Fitting into the themes of this anthology, holding on to the old ways (in this case the ‘traditional’ roles of a marriage – but it works for writing, too) is the surest path towards brutal destruction.

Finally, I’d like to focus on a poem taken from another anthology, Troubling the Line: Writing from the First Anthology of Trans and Genderqueer Poetry. Duriel Harris’ poetry shows (with great power) the price of attempting to hold onto a way of viewing the world that is no longer viable:

“It is velocity that penetrates”

It is velocity that penetrates, the bullet offers.
Scratching at the name you will inherit,
Envy, a jet stone claw mounted in silver,
Dislodges something you imagine and safeguard without knowing.
Carrying a verdant seeking, the bullet’s hollow skull knocks against yours.
Your mouth closes against the sweetness of sudden cold.

Harris’ poetry is uniformly visceral, powerful, with a strong edge. Like every other offering in The &NOW Awards 3 it is not for the weak of heart. But the themes of transformation are stunningly redemptive.

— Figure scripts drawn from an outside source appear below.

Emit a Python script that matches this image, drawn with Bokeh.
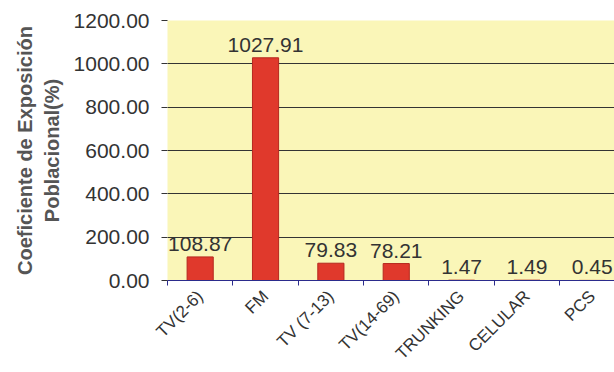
import math
from bokeh.plotting import figure
from bokeh.models import ColumnDataSource, Range1d, FixedTicker, LinearAxis, NumeralTickFormatter
from bokeh.core.properties import value
from bokeh.embed import file_html
from bokeh.resources import INLINE

categories = ["TV(2-6)", "FM", "TV (7-13)", "TV(14-69)", "TRUNKING", "CELULAR", "PCS"]
values = [108.87, 1027.91, 79.83, 78.21, 1.47, 1.49, 0.45]
value_labels = ["108.87", "1027.91", "79.83", "78.21", "1.47", "1.49", "0.45"]
y_ticks = [0, 200, 400, 600, 800, 1000, 1200]

centers = [i + 0.5 for i in range(len(categories))]
boundaries = list(range(len(categories) + 1))
src = ColumnDataSource(dict(x=centers, top=values, lab=value_labels, cat=categories))

p = figure(width=614, height=372, output_backend="svg", toolbar_location=None,
           x_range=Range1d(0, 6.84), y_range=Range1d(0, 1200),
           x_axis_location=None, y_axis_location=None)
p.min_border_left = 167
p.min_border_right = 0
p.min_border_top = 20
p.min_border_bottom = 92
p.outline_line_color = None
p.border_fill_color = "white"
p.background_fill_color = "#FAF6B8"

p.vbar(x="x", top="top", width=0.4, bottom=0, source=src,
       fill_color="#E0392C", line_color="#B5281F", line_width=1)

p.text(x="x", y="top", text="lab", source=src, text_align="center",
       text_baseline="bottom", y_offset=-6, text_font_size="21px",
       text_color="#333333", text_font=value("Liberation Sans"))

# y axis
yax = LinearAxis(ticker=FixedTicker(ticks=y_ticks))
yax.formatter = NumeralTickFormatter(format="0.00")
yax.axis_line_color = None
yax.major_tick_line_color = "#333333"
yax.major_tick_in = 0
yax.major_tick_out = 6
yax.minor_tick_line_color = None
yax.major_label_text_font = "Liberation Sans"
yax.major_label_text_font_size = "21px"
yax.major_label_text_color = "#333333"
yax.major_label_standoff = 12
yax.axis_label = "Coeficiente de Exposición\nPoblacional(%)"
yax.axis_label_text_font = "Liberation Sans"
yax.axis_label_text_font_style = "bold"
yax.axis_label_text_font_size = "20px"
yax.axis_label_text_color = "#555555"
yax.axis_label_standoff = 8
p.add_layout(yax, "left")

# x axis: labels at category centres, tick marks (minor) at category boundaries
xax = LinearAxis(ticker=FixedTicker(ticks=centers, minor_ticks=boundaries))
xax.major_label_overrides = {c: n for c, n in zip(centers, categories)}
xax.axis_line_color = "#2B2B8C"
xax.major_tick_line_color = None
xax.minor_tick_line_color = "#2B2B8C"
xax.minor_tick_in = 0
xax.minor_tick_out = 5
xax.major_tick_in = 0
xax.major_tick_out = 0
xax.major_label_orientation = math.pi / 4
xax.major_label_text_font = "Liberation Sans"
xax.major_label_text_font_size = "17px"
xax.major_label_text_color = "#333333"
xax.major_label_standoff = 8
p.add_layout(xax, "below")

p.xgrid.visible = False
p.ygrid.ticker = FixedTicker(ticks=y_ticks)
p.ygrid.grid_line_color = "#333333"
p.ygrid.grid_line_width = 1

open("out.html", "w").write(file_html(p, INLINE))
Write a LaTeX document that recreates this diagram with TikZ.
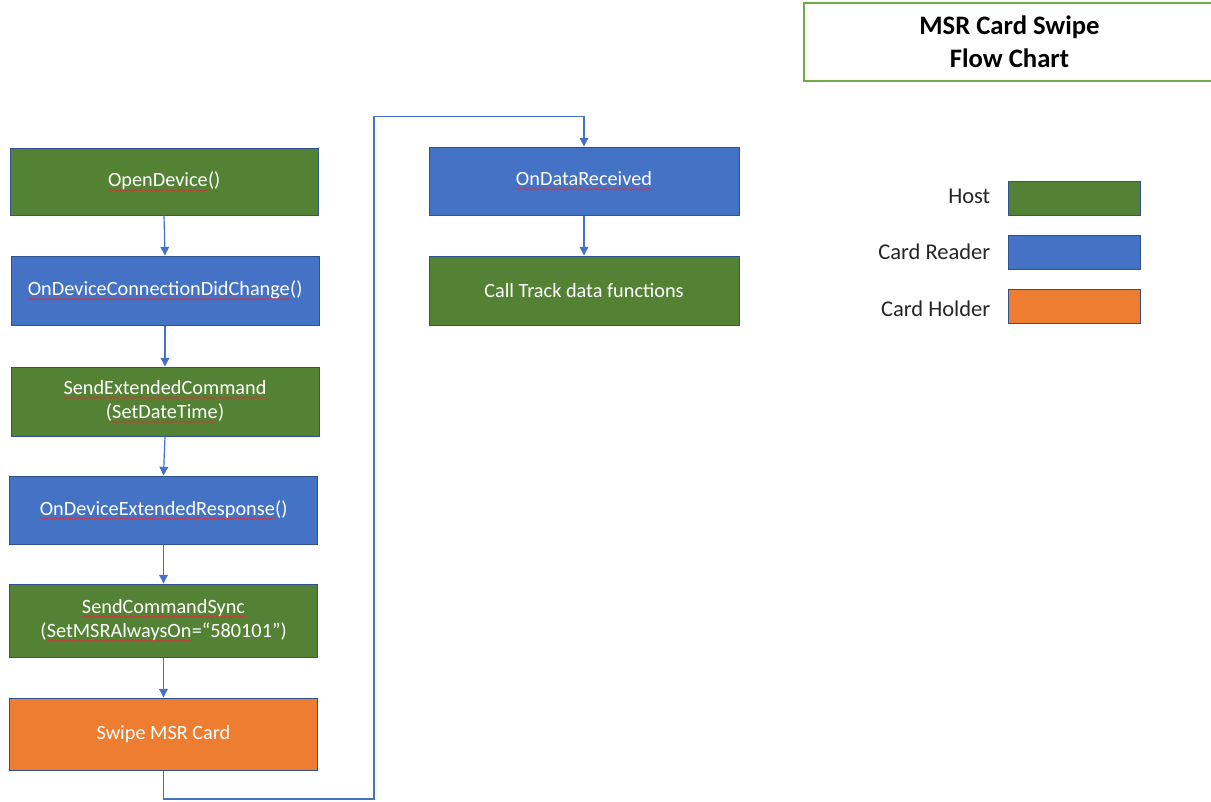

Before rebirth, comes death. It is inevitable. This anthology is rather like the cloaked harvester in the Tarot deck, scything the field clean so that new wheat can grow. The harvest is good. It will be interesting to see what comes next. The work in The &NOW Awards 3 is not the future of writing, or at least not literature’s only future, but it is a strong infusion of new blood into a stream grown pale and weak with loss of iron. There are writers here whose work deserves exploring and I regret being unable to say at least a few words about all of them. The only thing that I can suggest to remedy that lack is that you pick up your copy as quickly as you can.